8.    Berdasarkan hasil analisis terhadap buffer jalan. Ada kecenderungan kasus ke arah pola mengelompok pada radius 0 – 500 m dari jalan. Radius 500 m dari jalan merupakan tempat yang padat pemukiman dan ramai aktivitas masyarakat karena mudahnya akses terhadap jalan. Hal ini berarti bahwa penularan DBD dapat terjadi karena akses yang dekat dengan jalan, kemungkinan ada diantara orang-orang dengan mobilitas yang tinggi, setiap harinya melintasi jalan-jalan tersebut atau berinteraksi disekitar lingkungan jalan tersebut, dimana di dalam tubuh orang tersebut sudah terdapat virus, sehingga memudahkan penularan demam berdarah dengue terhadap orang-orang yang belum terkena namun vektornya sudah ada di lingkungan sekitar jalan tersebut.
9.    Risiko secara individu ini akan diperberat oleh faktor risiko secara kewilayhaan, yaitu bila individu yang tidak bekerja dan mempunyai tempat penampungan air dengan maya index tinggi serta tinggal di daerah yang kepadatan penduduknya tinggi dan telah terjadi resistensi nyamuk di wilayah tersebut akan sangat berisiko terkena demam berdarah dengue.
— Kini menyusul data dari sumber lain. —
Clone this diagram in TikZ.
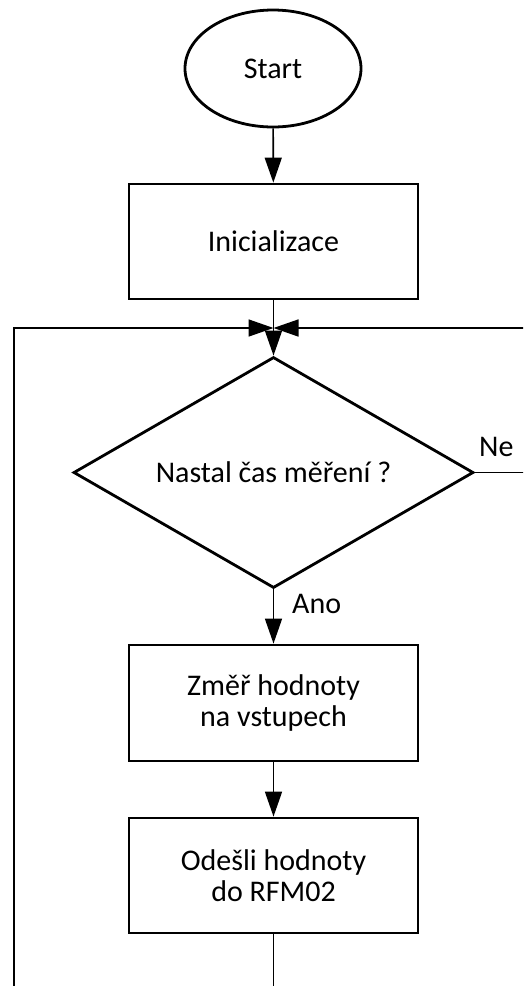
\documentclass[tikz,border=0pt]{standalone}
\usepackage{fontspec}
\setmainfont{Carlito}
\usetikzlibrary{shapes.geometric,arrows.meta}
\begin{document}
\begin{tikzpicture}[x=1pt,y=-1pt,
  every node/.style={font=\fontsize{30}{31}\selectfont, inner sep=0pt},
  shapebox/.style={draw, line width=2.8pt, align=center},
  procbox/.style={shapebox, rectangle, minimum width=289pt, minimum height=115pt},
  termnode/.style={shapebox, ellipse, minimum width=176pt, minimum height=117pt},
  decnode/.style={shapebox, diamond, aspect=1.73, minimum width=400pt, minimum height=231pt},
  conn/.style={line width=1.6pt},
  arr/.style={conn, -{Triangle[length=25pt,width=17pt]}},
  lbl/.style={anchor=west}]
\useasboundingbox (0,0) rectangle (523,986);
\clip (0,0) rectangle (523,986);

% flow nodes
\node[termnode] (start) at (273,68.5) {Start};
\node[procbox] (init) at (273.5,241.5) {Inicializace};
\coordinate (m) at (273.5,328);
\node[decnode] (dec) at (273.5,472.5) {Nastal čas měření ?};
\node[procbox, minimum height=116pt] (meas) at (273.5,703) {Změř hodnoty\\na vstupech};
\node[procbox] (send) at (273.5,875.5) {Odešli hodnoty\\do RFM02};

% return paths
\coordinate (lb) at (14,1010);
\coordinate (rc) at (545,472.5);

% connectors
\draw[arr] (start) -- (init);
\draw[conn] (init) -- (m);
\draw[arr] (m) -- (dec.north);
\draw[arr] (dec.south) -- (meas.north);
\draw[arr] (meas) -- (send);
\draw[arr] (send.south) |- (lb) |- (m);
\draw[arr] (dec.east) -- (rc) |- (m);

% branch labels
\node[lbl] (ne) at (479,447) {Ne};
\node[lbl] (ano) at (292,604) {Ano};
\end{tikzpicture}
\end{document}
Berdasarkan hasil penelitian tersebut Suprio Heryanto,SKM,MKes. Selaku kepala seksi pengendalian Penyakit Dinas Kesehatan Kabupaten Wonogiri menghimbau untuk dilakukan pemeriksaan jentik secara berkala (PJB) di rumah, sekolah dan tempat-tempat umum secara lebih intensif  untuk memonitor risiko penyebaran penyakit DBD sehingga DBD dapat dikendalikan secara tepat. Masyarakat hendaknya melakukan PSN secara rutin dan berkesinambungan untuk mengurangi risiko tempat perindukan nyamuk Aedes aegypti. Pelaksanaan fogging akan lebih selektif lagi mengingat insektisida jenis organofosfat yang selama ini digunakan untuk penanggulangan DBD di Wonogiri telah resisten terhadap  nyamuk Aedes aegypti. Selanjutnya anggaran dalam pengendalian DBD lebih difokuskan pada pelaksanaan gerakan PSN serentak.